Data lines:
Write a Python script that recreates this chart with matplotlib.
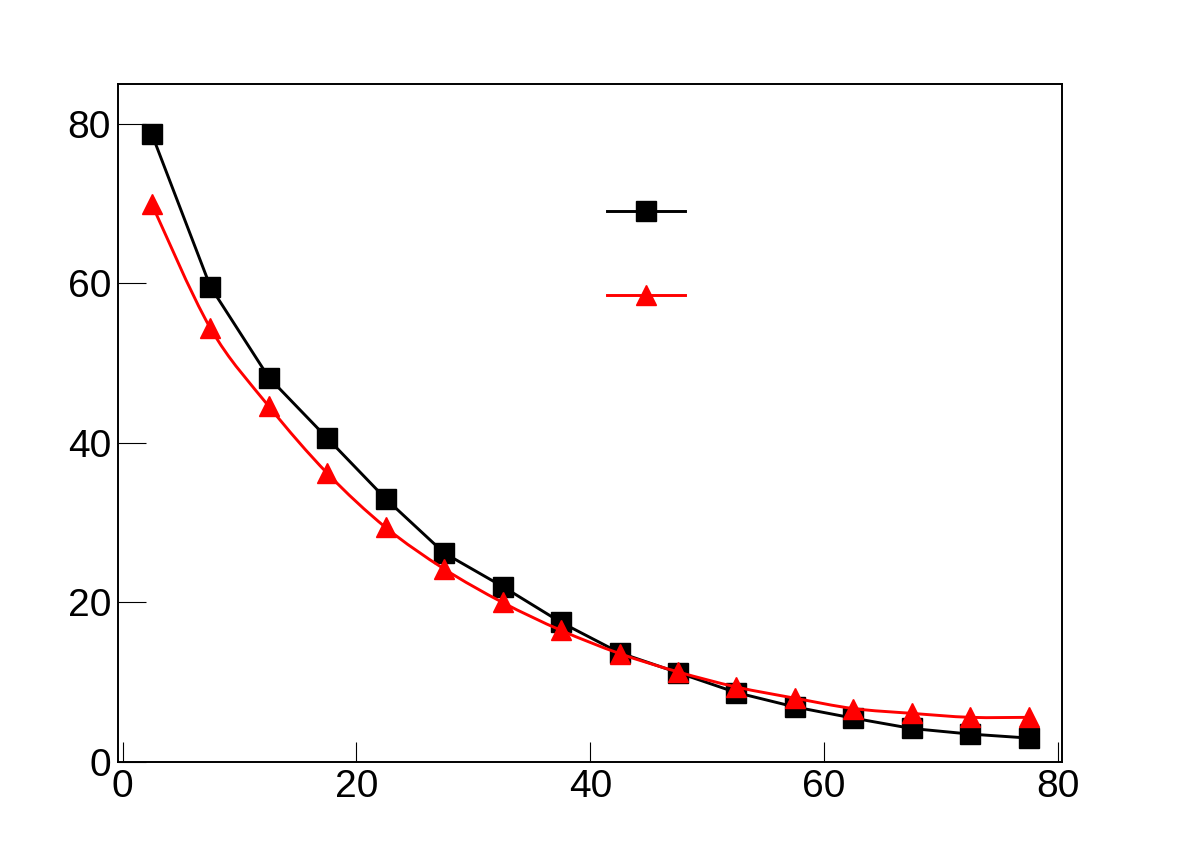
import numpy as np
import matplotlib
matplotlib.use('Agg')
import matplotlib.pyplot as plt
from matplotlib.path import Path
from matplotlib.patches import PathPatch
from matplotlib.lines import Line2D

## {{{                          --     data     --

x_centers = [2.5, 7.5, 12.5, 17.5, 22.5, 27.5, 32.5, 37.5,
             42.5, 47.5, 52.5, 57.5, 62.5, 67.5, 72.5, 77.5]
black_vals = [78.7, 59.6, 48.2, 40.6, 33.0, 26.2, 22.0, 17.5,
              13.7, 11.2, 8.7, 6.9, 5.5, 4.2, 3.5, 3.0]
red_vals = [69.9, 54.4, 44.6, 36.2, 29.4, 24.2, 20.0, 16.5,
            13.6, 11.3, 9.4, 8.0, 6.7, 6.1, 5.6, 5.6]
x_ticks = [0, 20, 40, 60, 80]
y_ticks = [0, 20, 40, 60, 80]

##────────────────────────────────────────────────────────────────────────────}}}

plt.rcParams['font.family'] = ['Liberation Sans', 'DejaVu Sans']


def smooth_path(xs, ys):
    # catmull-rom style bezier through the points (like ROOT's "C" option)
    pts = np.column_stack([xs, ys]).astype(float)
    ext = np.vstack([pts[0], pts, pts[-1]])
    verts = [pts[0]]
    codes = [Path.MOVETO]
    for i in range(1, len(ext) - 2):
        p0, p1, p2, p3 = ext[i - 1], ext[i], ext[i + 1], ext[i + 2]
        verts += [p1 + (p2 - p0) / 6.0, p2 - (p3 - p1) / 6.0, p2]
        codes += [Path.CURVE4] * 3
    return Path(verts, codes)


fig = plt.figure(figsize=(11.82, 8.48), dpi=100)
ax = fig.add_axes([118 / 1182, 1 - 762 / 848, 944 / 1182, 678 / 848])

ax.plot(x_centers, black_vals, color='black', lw=2.1, marker='s', ms=14,
        mec='black', mfc='black', zorder=3)
ax.add_patch(PathPatch(smooth_path(x_centers, red_vals), fc='none',
                       ec='red', lw=2.1, zorder=3))
ax.plot(x_centers, red_vals, ls='none', marker='^', ms=14,
        mec='red', mfc='red', zorder=4)

ax.set_xlim(-0.40, 80.35)
ax.set_ylim(0, 85)
ax.set_xticks(x_ticks)
ax.set_yticks(y_ticks)
ax.tick_params(axis='x', direction='in', length=14.4, width=0.8,
               labelsize=28, pad=5, top=False)
ax.tick_params(axis='y', direction='in', length=20, width=0.8,
               labelsize=28, pad=5, right=False)
for s in ax.spines.values():
    s.set_linewidth(1.4)

handles = [
    Line2D([], [], color='black', lw=2.1, marker='s', ms=14),
    Line2D([], [], color='red', lw=2.1, marker='^', ms=14),
]
ax.legend(handles, ['', ''], loc='center', bbox_to_anchor=(0.5593, 0.746),
          frameon=False, fontsize=26, handlelength=2.16, handletextpad=0,
          borderpad=0, labelspacing=1.37)

fig.savefig('out.png', dpi=100)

Aim of the exercise:
Repeat the material above in full and exactly, apart from the pictures.

Full answer:
Write a Python script that recreates this chart with matplotlib.
import numpy as np
import matplotlib
matplotlib.use('Agg')
import matplotlib.pyplot as plt
from matplotlib.path import Path
from matplotlib.patches import PathPatch
from matplotlib.lines import Line2D

## {{{                          --     data     --

x_centers = [2.5, 7.5, 12.5, 17.5, 22.5, 27.5, 32.5, 37.5,
             42.5, 47.5, 52.5, 57.5, 62.5, 67.5, 72.5, 77.5]
black_vals = [78.7, 59.6, 48.2, 40.6, 33.0, 26.2, 22.0, 17.5,
              13.7, 11.2, 8.7, 6.9, 5.5, 4.2, 3.5, 3.0]
red_vals = [69.9, 54.4, 44.6, 36.2, 29.4, 24.2, 20.0, 16.5,
            13.6, 11.3, 9.4, 8.0, 6.7, 6.1, 5.6, 5.6]
x_ticks = [0, 20, 40, 60, 80]
y_ticks = [0, 20, 40, 60, 80]

##────────────────────────────────────────────────────────────────────────────}}}

plt.rcParams['font.family'] = ['Liberation Sans', 'DejaVu Sans']


def smooth_path(xs, ys):
    # catmull-rom style bezier through the points (like ROOT's "C" option)
    pts = np.column_stack([xs, ys]).astype(float)
    ext = np.vstack([pts[0], pts, pts[-1]])
    verts = [pts[0]]
    codes = [Path.MOVETO]
    for i in range(1, len(ext) - 2):
        p0, p1, p2, p3 = ext[i - 1], ext[i], ext[i + 1], ext[i + 2]
        verts += [p1 + (p2 - p0) / 6.0, p2 - (p3 - p1) / 6.0, p2]
        codes += [Path.CURVE4] * 3
    return Path(verts, codes)


fig = plt.figure(figsize=(11.82, 8.48), dpi=100)
ax = fig.add_axes([118 / 1182, 1 - 762 / 848, 944 / 1182, 678 / 848])

ax.plot(x_centers, black_vals, color='black', lw=2.1, marker='s', ms=14,
        mec='black', mfc='black', zorder=3)
ax.add_patch(PathPatch(smooth_path(x_centers, red_vals), fc='none',
                       ec='red', lw=2.1, zorder=3))
ax.plot(x_centers, red_vals, ls='none', marker='^', ms=14,
        mec='red', mfc='red', zorder=4)

ax.set_xlim(-0.40, 80.35)
ax.set_ylim(0, 85)
ax.set_xticks(x_ticks)
ax.set_yticks(y_ticks)
ax.tick_params(axis='x', direction='in', length=14.4, width=0.8,
               labelsize=28, pad=5, top=False)
ax.tick_params(axis='y', direction='in', length=20, width=0.8,
               labelsize=28, pad=5, right=False)
for s in ax.spines.values():
    s.set_linewidth(1.4)

handles = [
    Line2D([], [], color='black', lw=2.1, marker='s', ms=14),
    Line2D([], [], color='red', lw=2.1, marker='^', ms=14),
]
ax.legend(handles, ['', ''], loc='center', bbox_to_anchor=(0.5593, 0.746),
          frameon=False, fontsize=26, handlelength=2.16, handletextpad=0,
          borderpad=0, labelspacing=1.37)

fig.savefig('out.png', dpi=100)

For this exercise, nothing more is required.